Postcards from Italy

Waiting for good lightWell I think this is about the best way to bring this poor neglected blog out of it’s slumber and back into the world. I am sitting here tapping away on my iPod, looking out the window at a most inviting scene: a small mountain village tucked away in the green, thickly forested mountains of far northern Italy.

I’ve come here to visit friends, to get out and see the world, to have adventure. So far the trip has been nothing short of perfection. The journey, though long and tiring as only overseas travel can be, was smooth and uneventful. I’ve completely avoided any real signs of jet lag, which is, I hear, rare and fantastic. One word keeps coming back to my mind, and I’ve decided it will be the word to describe this trip, this place, this time: idyllic.
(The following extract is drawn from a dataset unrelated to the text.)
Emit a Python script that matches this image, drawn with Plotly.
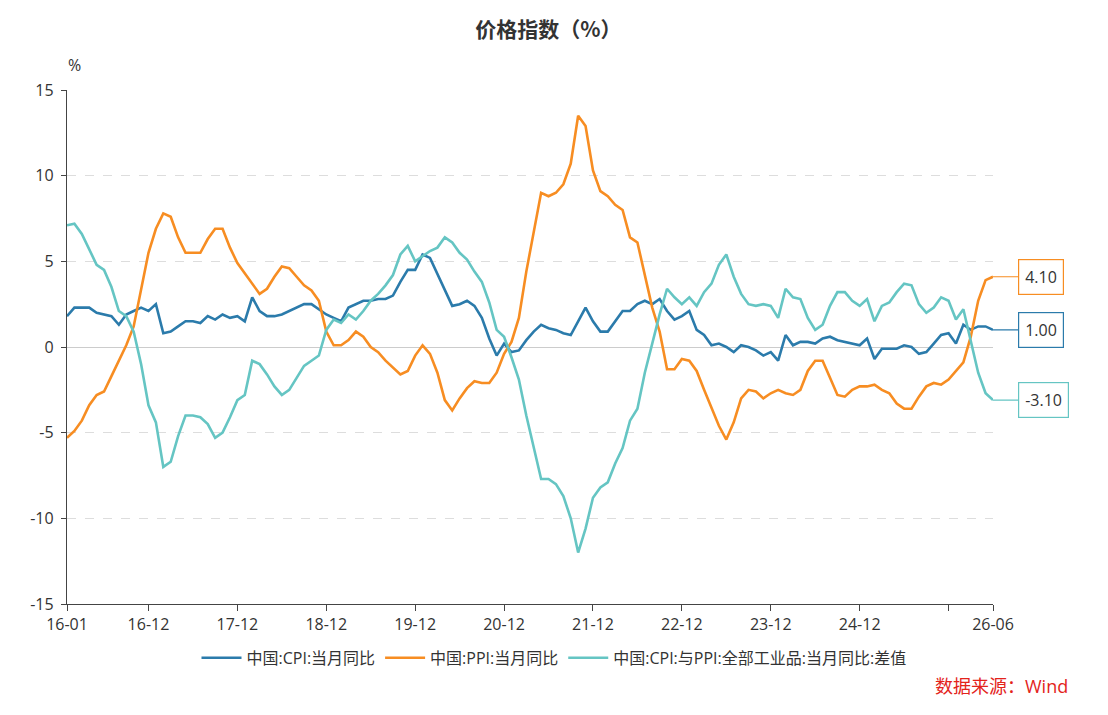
import pandas as pd
import plotly.graph_objects as go

months = [d.strftime("%y-%m") for d in pd.date_range("2016-01-01", "2026-06-01", freq="MS")]

cpi = [
    1.8, 2.3, 2.3, 2.3, 2.0, 1.9, 1.8, 1.3, 1.9, 2.1, 2.3, 2.1,
    2.5, 0.8, 0.9, 1.2, 1.5, 1.5, 1.4, 1.8, 1.6, 1.9, 1.7, 1.8,
    1.5, 2.9, 2.1, 1.8, 1.8, 1.9, 2.1, 2.3, 2.5, 2.5, 2.2, 1.9,
    1.7, 1.5, 2.3, 2.5, 2.7, 2.7, 2.8, 2.8, 3.0, 3.8, 4.5, 4.5,
    5.4, 5.2, 4.3, 3.3, 2.4, 2.5, 2.7, 2.4, 1.7, 0.5, -0.5, 0.2,
    -0.3, -0.2, 0.4, 0.9, 1.3, 1.1, 1.0, 0.8, 0.7, 1.5, 2.3, 1.5,
    0.9, 0.9, 1.5, 2.1, 2.1, 2.5, 2.7, 2.5, 2.8, 2.1, 1.6, 1.8,
    2.1, 1.0, 0.7, 0.1, 0.2, 0.0, -0.3, 0.1, 0.0, -0.2, -0.5, -0.3,
    -0.8, 0.7, 0.1, 0.3, 0.3, 0.2, 0.5, 0.6, 0.4, 0.3, 0.2, 0.1,
    0.5, -0.7, -0.1, -0.1, -0.1, 0.1, 0.0, -0.4, -0.3, 0.2, 0.7, 0.8,
    0.2, 1.3, 1.0, 1.2, 1.2, 1.0,
]

ppi = [
    -5.3, -4.9, -4.3, -3.4, -2.8, -2.6, -1.7, -0.8, 0.1, 1.2, 3.3, 5.5,
    6.9, 7.8, 7.6, 6.4, 5.5, 5.5, 5.5, 6.3, 6.9, 6.9, 5.8, 4.9,
    4.3, 3.7, 3.1, 3.4, 4.1, 4.7, 4.6, 4.1, 3.6, 3.3, 2.7, 0.9,
    0.1, 0.1, 0.4, 0.9, 0.6, 0.0, -0.3, -0.8, -1.2, -1.6, -1.4, -0.5,
    0.1, -0.4, -1.5, -3.1, -3.7, -3.0, -2.4, -2.0, -2.1, -2.1, -1.5, -0.4,
    0.3, 1.7, 4.4, 6.8, 9.0, 8.8, 9.0, 9.5, 10.7, 13.5, 12.9, 10.3,
    9.1, 8.8, 8.3, 8.0, 6.4, 6.1, 4.2, 2.3, 0.9, -1.3, -1.3, -0.7,
    -0.8, -1.4, -2.5, -3.6, -4.6, -5.4, -4.4, -3.0, -2.5, -2.6, -3.0, -2.7,
    -2.5, -2.7, -2.8, -2.5, -1.4, -0.8, -0.8, -1.8, -2.8, -2.9, -2.5, -2.3,
    -2.3, -2.2, -2.5, -2.7, -3.3, -3.6, -3.6, -2.9, -2.3, -2.1, -2.2, -1.9,
    -1.4, -0.9, 0.6, 2.7, 3.9, 4.1,
]

spread = [
    7.1, 7.2, 6.6, 5.7, 4.8, 4.5, 3.5, 2.1, 1.8, 0.9, -1.0, -3.4,
    -4.4, -7.0, -6.7, -5.2, -4.0, -4.0, -4.1, -4.5, -5.3, -5.0, -4.1, -3.1,
    -2.8, -0.8, -1.0, -1.6, -2.3, -2.8, -2.5, -1.8, -1.1, -0.8, -0.5, 1.0,
    1.6, 1.4, 1.9, 1.6, 2.1, 2.7, 3.1, 3.6, 4.2, 5.4, 5.9, 5.0,
    5.3, 5.6, 5.8, 6.4, 6.1, 5.5, 5.1, 4.4, 3.8, 2.6, 1.0, 0.6,
    -0.6, -1.9, -4.0, -5.9, -7.7, -7.7, -8.0, -8.7, -10.0, -12.0, -10.6, -8.8,
    -8.2, -7.9, -6.8, -5.9, -4.3, -3.6, -1.5, 0.2, 1.9, 3.4, 2.9, 2.5,
    2.9, 2.4, 3.2, 3.7, 4.8, 5.4, 4.1, 3.1, 2.5, 2.4, 2.5, 2.4,
    1.7, 3.4, 2.9, 2.8, 1.7, 1.0, 1.3, 2.4, 3.2, 3.2, 2.7, 2.4,
    2.8, 1.5, 2.4, 2.6, 3.2, 3.7, 3.6, 2.5, 2.0, 2.3, 2.9, 2.7,
    1.6, 2.2, 0.4, -1.5, -2.7, -3.1,
]

series_names = ["中国:CPI:当月同比", "中国:PPI:当月同比", "中国:CPI:与PPI:全部工业品:当月同比:差值"]
colors = ["#2b7bab", "#f78d22", "#65c5c3"]

tick_vals = ["16-01", "16-12", "17-12", "18-12", "19-12", "20-12", "21-12", "22-12", "23-12", "24-12", "25-12", "26-06"]
tick_text = ["16-01", "16-12", "17-12", "18-12", "19-12", "20-12", "21-12", "22-12", "23-12", "24-12", "", "26-06"]
y_ticks = [15, 10, 5, 0, -5, -10, -15]
y_tick_text = ["15", "10", "5", "0", "-5", "-10", "-15"]

FONT = "Open Sans, Noto Sans CJK SC, sans-serif"
TXT = "#333333"

fig = go.Figure()
for name, vals, col in zip(series_names, [cpi, ppi, spread], colors):
    fig.add_trace(go.Scatter(x=months, y=vals, name=name, mode="lines",
                             line=dict(color=col, width=2.6)))

# end-value labels
for vals, col in zip([cpi, ppi, spread], colors):
    fig.add_annotation(x=months[-1], y=vals[-1], xref="x", yref="y",
                       text=f"{vals[-1]:.2f}", showarrow=True, arrowhead=0,
                       arrowwidth=1.2, arrowcolor=col, ax=25, ay=0,
                       xanchor="left", bordercolor=col, borderwidth=1.2,
                       borderpad=6, bgcolor="white",
                       font=dict(family=FONT, size=16, color=TXT))

fig.add_annotation(x=-0.001, y=1.0486, xref="paper", yref="paper", text="%",
                   showarrow=False, yanchor="middle",
                   font=dict(family=FONT, size=16, color=TXT))
fig.add_annotation(x=1.0832, y=-0.1595, xref="paper", yref="paper", text="数据来源：Wind",
                   showarrow=False, xanchor="right", yanchor="middle",
                   font=dict(family=FONT, size=18, color="#e3231b"))

fig.update_layout(
    width=1108, height=715,
    margin=dict(l=67, r=115, t=90, b=111, autoexpand=False),
    paper_bgcolor="white", plot_bgcolor="white",
    font=dict(family=FONT, size=16, color=TXT),
    title=dict(text="<b>价格指数（%）</b>", x=0.495, xanchor="center", y=0.958, yanchor="middle",
               font=dict(family="Noto Sans CJK SC, sans-serif", size=21, color=TXT)),
    showlegend=True,
    legend=dict(orientation="h", xref="container", yref="container", x=0.5, xanchor="center",
                y=0.08, yanchor="middle", font=dict(size=16, color=TXT), itemwidth=40),
    xaxis=dict(type="category", range=[0, len(months) - 1], tickmode="array",
               tickvals=tick_vals, ticktext=tick_text, showline=True, linecolor="#444",
               linewidth=1.3, ticks="outside", ticklen=6, tickcolor="#444", showgrid=False,
               zeroline=False, automargin=False, tickfont=dict(size=16, color=TXT)),
    yaxis=dict(range=[-15, 15], tickmode="array", tickvals=y_ticks, ticktext=y_tick_text,
               showline=True, linecolor="#444", linewidth=1.3, ticks="outside", ticklen=5,
               tickcolor="#444", ticklabelstandoff=4, automargin=False,
               showgrid=True, gridcolor="#dddddd", griddash="dash", gridwidth=1,
               zeroline=True, zerolinecolor="#cccccc", zerolinewidth=1.2,
               tickfont=dict(size=16, color=TXT)),
)

fig.write_html("out.html")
The centerpiece of this trip is a five day running tour through some of the most stunning alpine scenery on the planet: the Italian Dolomites. We will cover roughly 60 miles over the 5 days, all on foot. But before you gasp and think me a lunatic (though I am), consider: throughout the mountains here there are huts. And when you think huts, think fully stocked hotels, complete with excellent food, beer, beds, showers, all comforts one could want after a long day in the mountains. We will not only be stopping at one of these huts each night, but we will also stop at one each day for lunch!

I know what you’re thinking: you call yourself hardcore? I never made any such claim. Or maybe: don’t you get out in the wilderness to get away from civilization? Well, all I can say is, it’s a European thing. Everything here is just so much more…civilized. But at the same time people have great respect for excercise and the outdoors. It is apparently very common here to see quite elderly people happily climbing up into the high mointains, always smiling and saying hello. Perhaps some of their happiness is owed the the amazing food that is available at some of these huts.

Picture: you just got done ascending a few thousand feet over a very short distance. You’re tired, very hungry, and some threatening storm clouds have moved in quickly. The temperature is plummeting, thunder is rumbling, and a hail storm seems inevitable. Wouldn’t you like to step into a cozy shelter where you could order a plate of eggs, potatoes and speck (think bacon x 1000) along with a cappuccino and a strudel as you wait out the storm? I would. If you’d rather sit under a tree in your rain gear and munch on dried fruit and power bars, be my guest.

So. I’m back. I will be posting with more regularity, though for the next few days I will be happily out of reach of the Internet. If you’d like to follow our progress and be made extremely jealous, you can find a Twitter feed of our tour here.
Do tune in to that, and stay tuned to this blog, as I have big plans for it when I get back.

The Eternal Question

(warning: raw emotional content ahead)

Why?

gull11If we know that something isn’t quite working out, why do we keep at it, day after day, month after month, year after year, until finally something gives (again) and we just can’t take it anymore?

Why do we ignore the warning signs in a relationship? We postpone the inevitable, tell ourselves there is a way to make it work, that these basic differences can be fixed. We pretend everything is OK and lose ourselves in day-to-day routine and comfort, thus ensuring that when the paths do finally diverge (and they will), things are so complicated, so intertwined, with so much time and emotion and energy invested, that the reality of parting seems insurmountable, impossible.

Why do we knowingly do this to ourselves? And it is knowingly. As much as we hide from it and push it down, the truth is always there, waiting for us.

These are rhetorical questions, really. The short answer to all of them is, you guessed it, fear. There are seemingly endless things to fear in letting go of a relationship: fear of being alone, fear of emotional pain, fear of hurting someone we care for deeply, fear of losing something that we can never get back, fear of making the wrong decision. Fear of the unknown…what the hell am I supposed to do with myself after 7 and a half years of being with the same person?

So, even in the face of it, when it is undeniably time to make the change, we struggle and grasp for reasons why it could work, concessions we could make, changes that could occur that would make everything OK. For brief, ignorant moments, small feelings of relief and familiar comfort seep in, before being swallowed up by the twisting knot in our stomach and replaced by the dull ache of acceptance. Over and over this circle of dim false hope followed certain grief and despair repeats itself, like waves crashing into the sand.

But this is only one side of the story, one chapter. And while this very real, very powerful and very necessary chapter is being written down, scratched out, and rewritten, another story is simultaneously beginning to unfold. This story tells of freedom, excitement, and joy. It describes following dreams, bliss, and doing what we love no matter what. It details the refinement of our purpose, and the shedding of old, outdated thought patterns. It tells of this incredible gift that we call life.